Overlooked album: The World/Inferno Friendship Society’s Addicted to Bad Ideas
Watching The Maltese Falcon again a few weeks back reminded me of The World/Inferno Friendship Society’s Addicted to Bad Ideas, a fantastic slice of cabaret-punk that manages to push most of my film- and music-geek buttons. Concept albums in general tend to intrigue me, but a concept album about 1940s and ’50s character Peter Lorre, tracing his ascent in Hollywood and his subsequent morphine addiction? In my ideal world, that’s the very definition of crossover hit.
To start things on the right foot, Bad Ideas opens with a genuine, honest-to-goodness overture, made possible by the up-to-33-piece backing band (which includes members of Dexy’s Midnight Runners, among others). The skill that went into arranging that overture carries on through the rest of the album, albeit without the classical feel — it’s all pretty straightforward, structurally, but the Society’s particular brand of horn-led rock ‘n’ roll has a predilection for big hooks, unpredictable horn flourishes, off-kilter bridges and the occasional 5/4 interlude, just to keep things interesting. Not that the band really has trouble keeping your interest — there’s electricity in every performance, and the lyrics are killer, as in the last half of the rollicking “Ich Erinnere Mich An Die Weimarer Republik”:
(If a line like “You think your scene’s dead, well mine got killed/ By some dimwit’s Triumph of the Will” doesn’t sell you, I should probably stop trying right here.)

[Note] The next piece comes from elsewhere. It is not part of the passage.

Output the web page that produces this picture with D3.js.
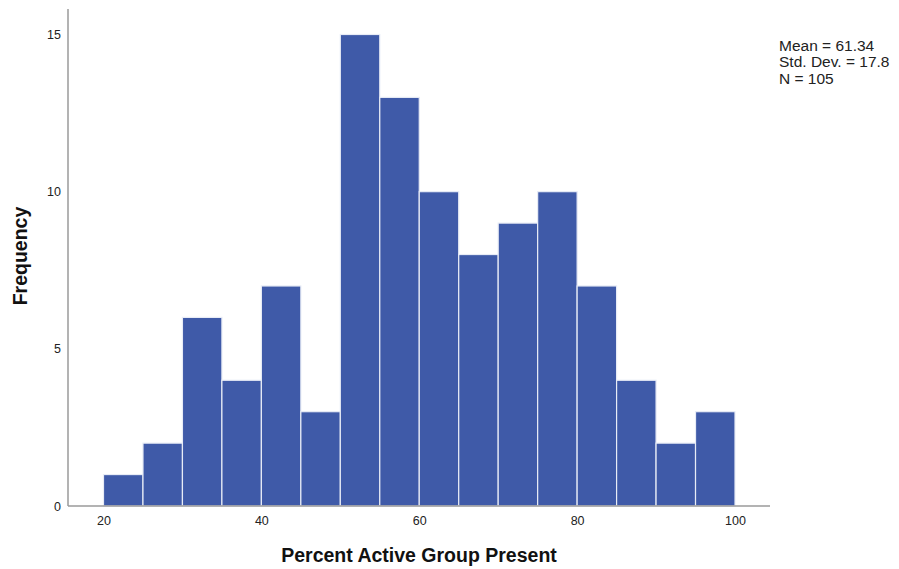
<!DOCTYPE html>
<html>
<head>
<meta charset="utf-8">
<script src="https://cdn.jsdelivr.net/npm/d3@7"></script>
<style>
  html, body { margin: 0; padding: 0; background: #fff; }
  svg { display: block; font-family: "Liberation Sans", Arial, sans-serif; }
</style>
</head>
<body>
<svg id="chart" width="899" height="569"></svg>
<script>
// Histogram bins (lower edge) and frequencies
const binStarts = [20, 25, 30, 35, 40, 45, 50, 55, 60, 65, 70, 75, 80, 85, 90, 95];
const binWidth = 5;
const counts = [1, 2, 6, 4, 7, 3, 15, 13, 10, 8, 9, 10, 7, 4, 2, 3];
const xTicks = [20, 40, 60, 80, 100];
const yTicks = [0, 5, 10, 15];
const statsLines = ["Mean = 61.34", "Std. Dev. = 17.8", "N = 105"];
const xTitle = "Percent Active Group Present";
const yTitle = "Frequency";

const svg = d3.select("#chart");
const axisColor = "#9a9a9a";
const barColor = "#3f5aa8";

// Plot frame
const frame = { left: 68, right: 770, top: 9, bottom: 506 };

const x = d3.scaleLinear().domain([20, 100]).range([103.5, 735]);
const y = d3.scaleLinear().domain([0, 15]).range([frame.bottom, 34.5]);

// Bars
svg.append("g").selectAll("rect")
  .data(binStarts.map((s, i) => ({ s, c: counts[i] })))
  .join("rect")
  .attr("x", d => x(d.s))
  .attr("width", d => x(d.s + binWidth) - x(d.s))
  .attr("y", d => y(d.c))
  .attr("height", d => y(0) - y(d.c))
  .attr("fill", barColor)
  .attr("stroke", "#e8ecf6")
  .attr("stroke-width", 1.2);

// Axis lines
svg.append("line")
  .attr("x1", frame.left).attr("x2", frame.left)
  .attr("y1", frame.top).attr("y2", frame.bottom)
  .attr("stroke", axisColor).attr("stroke-width", 1.5);
svg.append("line")
  .attr("x1", frame.left).attr("x2", frame.right)
  .attr("y1", frame.bottom).attr("y2", frame.bottom)
  .attr("stroke", axisColor).attr("stroke-width", 1.5);

// X axis labels
const xAxis = d3.axisBottom(x).tickValues(xTicks).tickSize(0).tickPadding(10);
const gx = svg.append("g").attr("transform", `translate(0,${frame.bottom})`).call(xAxis);
gx.select(".domain").remove();
gx.selectAll("text").attr("font-size", 12.5).attr("fill", "#222")
  .attr("font-family", "Liberation Sans, Arial, sans-serif");

// Y axis labels
const yAxis = d3.axisLeft(y).tickValues(yTicks).tickSize(0).tickPadding(7);
const gy = svg.append("g").attr("transform", `translate(${frame.left},0)`).call(yAxis);
gy.select(".domain").remove();
gy.selectAll("text").attr("font-size", 12.5).attr("fill", "#222")
  .attr("font-family", "Liberation Sans, Arial, sans-serif");

// Axis titles
svg.append("text")
  .attr("x", 419).attr("y", 562)
  .attr("text-anchor", "middle")
  .attr("font-size", 19.5).attr("font-weight", "bold").attr("fill", "#111")
  .text(xTitle);

svg.append("text")
  .attr("transform", "translate(27,256) rotate(-90)")
  .attr("text-anchor", "middle")
  .attr("font-size", 19.5).attr("font-weight", "bold").attr("fill", "#111")
  .text(yTitle);

// Summary statistics
svg.append("g").selectAll("text")
  .data(statsLines)
  .join("text")
  .attr("x", 779)
  .attr("y", (d, i) => 51 + i * 16.25)
  .attr("font-size", 15.5).attr("fill", "#222")
  .text(d => d);
</script>
</body>
</html>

The sound that the Society has concocted is about as theatrical as contemporary rock gets — in a sense, it’s a lot closer to something like Meat Loaf than to anything out of the original punk movement, right down to the love of the occasional sax solo and bouts of overblown emotion. But Meat Loaf never gave shout-outs to the Wiemar Republic, or historical socialist movements, or Casablanca, and singer Jack Terricloth borrows more from classic lounge swagger than Loaf’s pseudo-operatics. I don’t know if that makes The World/Inferno Friendship Society more or less acceptable in music snob circles (for the record, I love them both about equally), but it certainly makes Bad Ideas an interesting oddity.
It may not be the most progressive piece of music, but the well-constructed rock album is something of a dying form, and Addicted to Bad Ideas is a rock-solid example of how to pull it off. All you need is an intriguing concept, varied arrangements and songs that never sacrifice intensity for intelligence (or vice-versa), and you end up with what is definitely one of my favourite straight-up rock albums of the last five years.